Selling a business is one of the most consequential financial events an owner will experience. Yet many owners underestimate how much preparation is needed to secure a smooth transaction and a fair price. Buyers want to see a company with clean financials, strong operations, and leadership continuity. The more preparation you do in advance, the more leverage you will have when negotiating terms.
Step 1: Organize Financial Records
Buyers scrutinize numbers before anything else. Clear, accurate, and professionally prepared financial statements instill confidence and reduce perceived risk. Owners should:
- Ensure several years of audited or reviewed financial statements are available.
- Resolve discrepancies between tax filings and internal records.
- Provide detailed breakdowns of revenue streams and expenses.
The more transparent the financial picture, the easier it is for a buyer to evaluate—and value—the business.
Step 2: Streamline Operations
Operational weaknesses erode value. Buyers pay more for a company that runs efficiently and without constant intervention from ownership. Evaluate processes across sales, customer service, supply chain, and technology. Address compliance gaps, update outdated systems, and formalize policies. The goal is to demonstrate that the company can operate smoothly during and after a transition.
Step 3: Strengthen Management and Reduce Owner Dependence
A business too reliant on its owner is risky. Buyers want assurance that revenue will not collapse once the founder exits. Invest in building a strong second tier of leadership—executives, managers, or family members—who can run day-to-day operations. Transitioning client relationships to these individuals before a sale can also build confidence.
Step 4: Obtain a Professional Valuation
Many owners have unrealistic views of what their company is worth. A professional valuation provides a grounded estimate and highlights the factors that drive or reduce value. Understanding this early allows you to make targeted improvements—such as diversifying revenue, improving margins, or reducing customer concentration—that can raise the ultimate sale price.

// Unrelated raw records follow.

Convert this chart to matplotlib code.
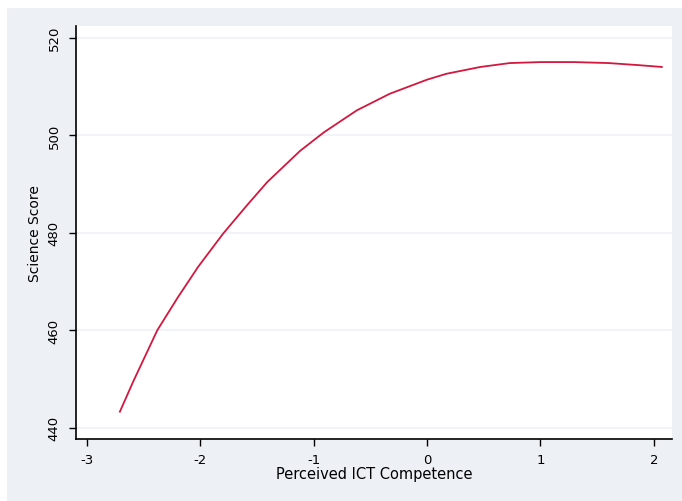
import matplotlib
matplotlib.use("Agg")
import matplotlib.pyplot as plt
from matplotlib.patches import Rectangle

# predicted science score over perceived ICT competence
competence = [-2.71, -2.59, -2.38, -2.2, -2.02, -1.8, -1.59, -1.41, -1.12, -0.91,
              -0.62, -0.33, 0.0, 0.17, 0.47, 0.73, 1.0, 1.3, 1.6, 1.85, 2.07]
score = [443.3, 449.6, 460.0, 466.7, 473.0, 479.8, 485.6, 490.4, 496.8, 500.6,
         505.1, 508.5, 511.4, 512.6, 514.0, 514.8, 515.0, 515.0, 514.8, 514.4, 514.0]

xticks = [-3, -2, -1, 0, 1, 2]
yticks = [440, 460, 480, 500, 520]

panel = "#edf1f6"
grid = "#eef2f7"
line_color = "#d3173f"

fig = plt.figure(figsize=(6.82, 5.02), dpi=100, facecolor="white")
fig.add_artist(Rectangle((7 / 682, 0), 1 - 7 / 682, 493 / 502,
                         transform=fig.transFigure, facecolor=panel,
                         edgecolor="none", zorder=-5))

ax = fig.add_axes([76 / 682, 62 / 502, 596 / 682, 413 / 502])
ax.set_zorder(1)
ax.set_facecolor("white")

ax.plot(competence, score, color=line_color, lw=1.3, zorder=3)

ax.set_xlim(-3.097, 2.16)
ax.set_ylim(437.7, 522.4)
ax.set_xticks(xticks)
ax.set_yticks(yticks)
ax.set_xticklabels([str(t) for t in xticks])
ax.set_yticklabels([str(t) for t in yticks], rotation=90, va="center")

ax.yaxis.grid(True, color=grid, lw=1.2)
ax.set_axisbelow(True)

for side in ["top", "right"]:
    ax.spines[side].set_visible(False)
for side in ["left", "bottom"]:
    ax.spines[side].set_color("black")
    ax.spines[side].set_linewidth(1.2)

ax.tick_params(axis="both", direction="out", length=5, width=1.0,
               color="black", labelsize=9.5)
ax.tick_params(axis="x", pad=5)
ax.tick_params(axis="y", pad=6)

ax.set_xlabel("Perceived ICT Competence", fontsize=10.5, labelpad=0)
ax.set_ylabel("Science Score", fontsize=10, labelpad=4)

fig.savefig("out.png", dpi=100, facecolor="white")
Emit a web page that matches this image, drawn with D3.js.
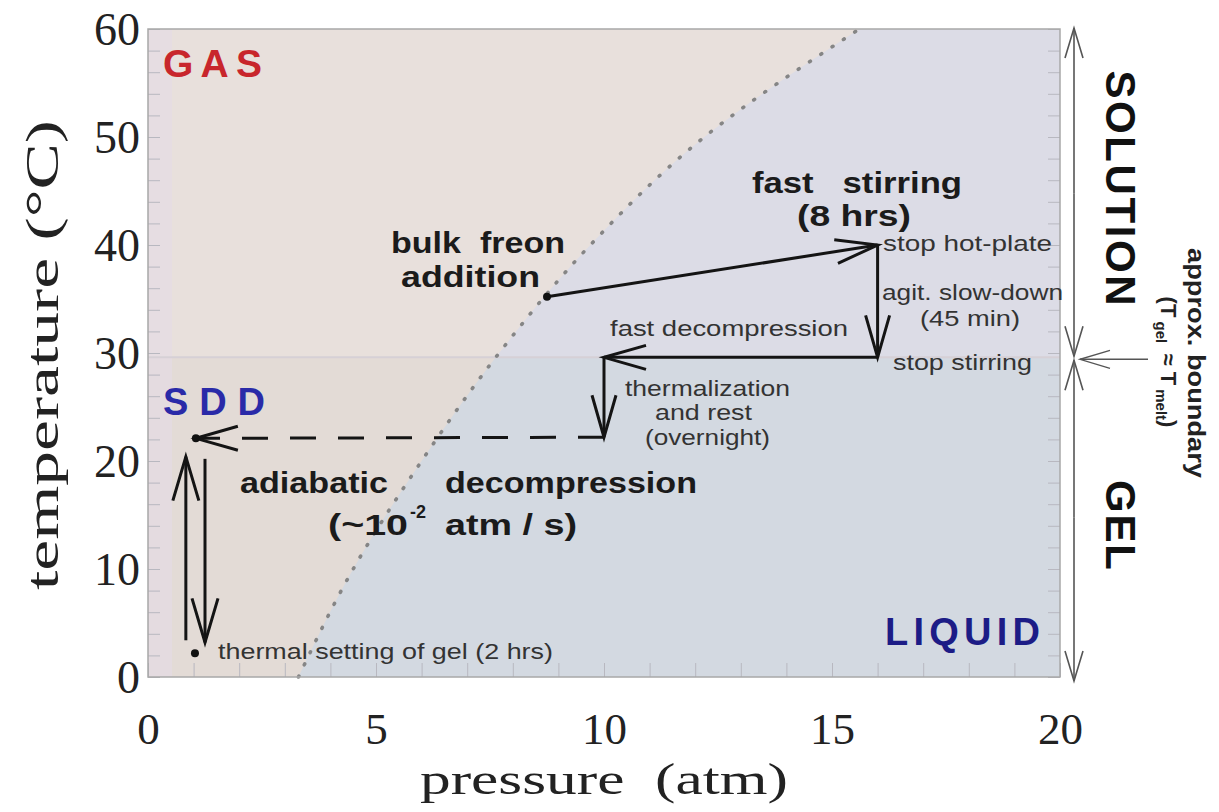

Step 5: Assemble an Advisory Team
Selling a business involves complex legal, financial, and tax considerations. Surround yourself with advisors—an attorney, CPA, and business broker or investment banker—well before going to market. They help structure the deal, manage negotiations, and address tax implications. The cost of professional advice is small compared to the potential value added in the final terms.
Beyond the Checklist
Preparation is not a one-time exercise. It may take years to position a company for an optimal sale. Owners who begin the process early can choose the timing of their exit, negotiate from a position of strength, and ensure their legacy is preserved.